■ **COLLECTED MATERIAL**:

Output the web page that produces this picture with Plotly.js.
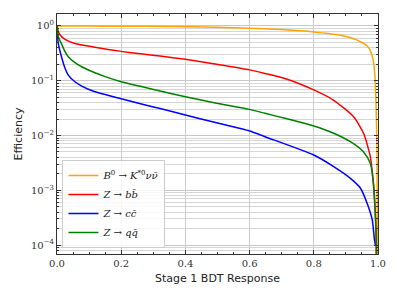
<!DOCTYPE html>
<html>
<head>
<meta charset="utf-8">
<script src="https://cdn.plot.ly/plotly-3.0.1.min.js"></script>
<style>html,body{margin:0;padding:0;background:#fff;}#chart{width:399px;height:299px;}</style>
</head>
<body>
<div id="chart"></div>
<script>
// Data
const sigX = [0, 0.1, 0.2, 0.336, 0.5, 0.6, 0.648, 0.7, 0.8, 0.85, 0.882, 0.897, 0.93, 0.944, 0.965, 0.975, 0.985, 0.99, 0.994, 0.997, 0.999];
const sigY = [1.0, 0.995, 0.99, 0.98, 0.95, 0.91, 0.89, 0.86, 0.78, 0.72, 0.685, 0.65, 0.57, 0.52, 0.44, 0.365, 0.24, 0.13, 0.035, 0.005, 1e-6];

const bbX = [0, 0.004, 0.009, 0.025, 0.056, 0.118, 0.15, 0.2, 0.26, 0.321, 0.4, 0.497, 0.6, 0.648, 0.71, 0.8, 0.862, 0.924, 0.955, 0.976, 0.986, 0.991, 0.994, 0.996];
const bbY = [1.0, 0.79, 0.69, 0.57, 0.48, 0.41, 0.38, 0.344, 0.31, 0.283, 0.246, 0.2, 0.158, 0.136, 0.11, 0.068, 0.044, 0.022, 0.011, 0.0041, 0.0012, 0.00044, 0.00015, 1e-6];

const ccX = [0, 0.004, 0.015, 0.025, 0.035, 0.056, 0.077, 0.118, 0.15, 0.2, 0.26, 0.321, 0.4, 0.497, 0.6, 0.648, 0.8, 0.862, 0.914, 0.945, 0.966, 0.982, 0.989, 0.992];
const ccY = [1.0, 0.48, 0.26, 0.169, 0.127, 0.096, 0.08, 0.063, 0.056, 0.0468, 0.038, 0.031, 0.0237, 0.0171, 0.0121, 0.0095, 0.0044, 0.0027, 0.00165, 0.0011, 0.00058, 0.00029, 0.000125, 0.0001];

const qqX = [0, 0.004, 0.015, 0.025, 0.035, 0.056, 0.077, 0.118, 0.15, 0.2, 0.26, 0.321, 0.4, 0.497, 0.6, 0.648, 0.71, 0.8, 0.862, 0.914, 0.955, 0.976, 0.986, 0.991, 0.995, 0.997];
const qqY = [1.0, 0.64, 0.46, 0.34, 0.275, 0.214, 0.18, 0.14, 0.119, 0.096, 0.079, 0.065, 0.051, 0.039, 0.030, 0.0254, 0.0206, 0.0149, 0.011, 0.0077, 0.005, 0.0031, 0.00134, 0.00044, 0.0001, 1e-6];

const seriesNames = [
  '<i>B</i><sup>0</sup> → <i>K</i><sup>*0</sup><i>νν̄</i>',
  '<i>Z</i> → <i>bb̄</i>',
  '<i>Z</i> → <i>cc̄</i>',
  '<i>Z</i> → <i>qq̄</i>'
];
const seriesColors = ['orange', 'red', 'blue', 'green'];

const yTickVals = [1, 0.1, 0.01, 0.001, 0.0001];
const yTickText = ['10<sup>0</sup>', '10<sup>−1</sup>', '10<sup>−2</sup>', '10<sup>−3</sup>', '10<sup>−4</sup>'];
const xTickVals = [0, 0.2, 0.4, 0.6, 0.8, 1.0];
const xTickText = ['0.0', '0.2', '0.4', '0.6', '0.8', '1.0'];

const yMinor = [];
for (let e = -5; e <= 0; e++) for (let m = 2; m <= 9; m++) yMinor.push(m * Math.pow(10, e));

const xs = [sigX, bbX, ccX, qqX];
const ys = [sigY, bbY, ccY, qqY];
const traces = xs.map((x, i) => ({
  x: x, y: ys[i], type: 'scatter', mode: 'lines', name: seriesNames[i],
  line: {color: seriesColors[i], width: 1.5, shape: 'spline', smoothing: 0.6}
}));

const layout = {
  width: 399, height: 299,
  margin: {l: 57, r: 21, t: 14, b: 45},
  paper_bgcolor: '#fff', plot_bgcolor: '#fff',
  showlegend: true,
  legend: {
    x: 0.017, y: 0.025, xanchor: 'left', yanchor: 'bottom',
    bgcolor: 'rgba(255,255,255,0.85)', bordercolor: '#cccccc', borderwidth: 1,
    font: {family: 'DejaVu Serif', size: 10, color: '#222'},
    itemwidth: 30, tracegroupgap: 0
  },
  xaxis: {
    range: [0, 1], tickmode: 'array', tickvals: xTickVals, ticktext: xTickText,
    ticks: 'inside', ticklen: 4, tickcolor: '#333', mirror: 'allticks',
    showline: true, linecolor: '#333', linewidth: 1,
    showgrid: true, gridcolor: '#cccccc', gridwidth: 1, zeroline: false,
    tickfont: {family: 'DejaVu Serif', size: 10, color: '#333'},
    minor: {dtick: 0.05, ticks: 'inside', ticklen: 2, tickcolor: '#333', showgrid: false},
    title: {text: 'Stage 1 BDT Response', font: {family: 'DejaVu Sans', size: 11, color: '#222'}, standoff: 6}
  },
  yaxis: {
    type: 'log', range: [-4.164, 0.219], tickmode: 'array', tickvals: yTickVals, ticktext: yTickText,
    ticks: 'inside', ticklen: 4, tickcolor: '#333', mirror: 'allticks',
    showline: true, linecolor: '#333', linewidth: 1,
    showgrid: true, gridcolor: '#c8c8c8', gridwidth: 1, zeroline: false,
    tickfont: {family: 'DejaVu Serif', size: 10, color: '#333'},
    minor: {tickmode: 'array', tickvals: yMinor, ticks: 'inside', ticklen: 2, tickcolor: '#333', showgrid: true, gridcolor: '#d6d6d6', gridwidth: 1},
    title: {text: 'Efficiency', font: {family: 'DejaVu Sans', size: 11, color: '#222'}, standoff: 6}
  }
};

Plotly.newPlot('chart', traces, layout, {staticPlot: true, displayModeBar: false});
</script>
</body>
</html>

■ **PROBLEM DETAILS**: From the first line above through the line containing "0.035, 0.005, 1e-6];", copy everything exactly, without the pictures.

■ **RESULT OF THIS EXERCISE**:
Output the web page that produces this picture with Plotly.js.
<!DOCTYPE html>
<html>
<head>
<meta charset="utf-8">
<script src="https://cdn.plot.ly/plotly-3.0.1.min.js"></script>
<style>html,body{margin:0;padding:0;background:#fff;}#chart{width:399px;height:299px;}</style>
</head>
<body>
<div id="chart"></div>
<script>
// Data
const sigX = [0, 0.1, 0.2, 0.336, 0.5, 0.6, 0.648, 0.7, 0.8, 0.85, 0.882, 0.897, 0.93, 0.944, 0.965, 0.975, 0.985, 0.99, 0.994, 0.997, 0.999];
const sigY = [1.0, 0.995, 0.99, 0.98, 0.95, 0.91, 0.89, 0.86, 0.78, 0.72, 0.685, 0.65, 0.57, 0.52, 0.44, 0.365, 0.24, 0.13, 0.035, 0.005, 1e-6];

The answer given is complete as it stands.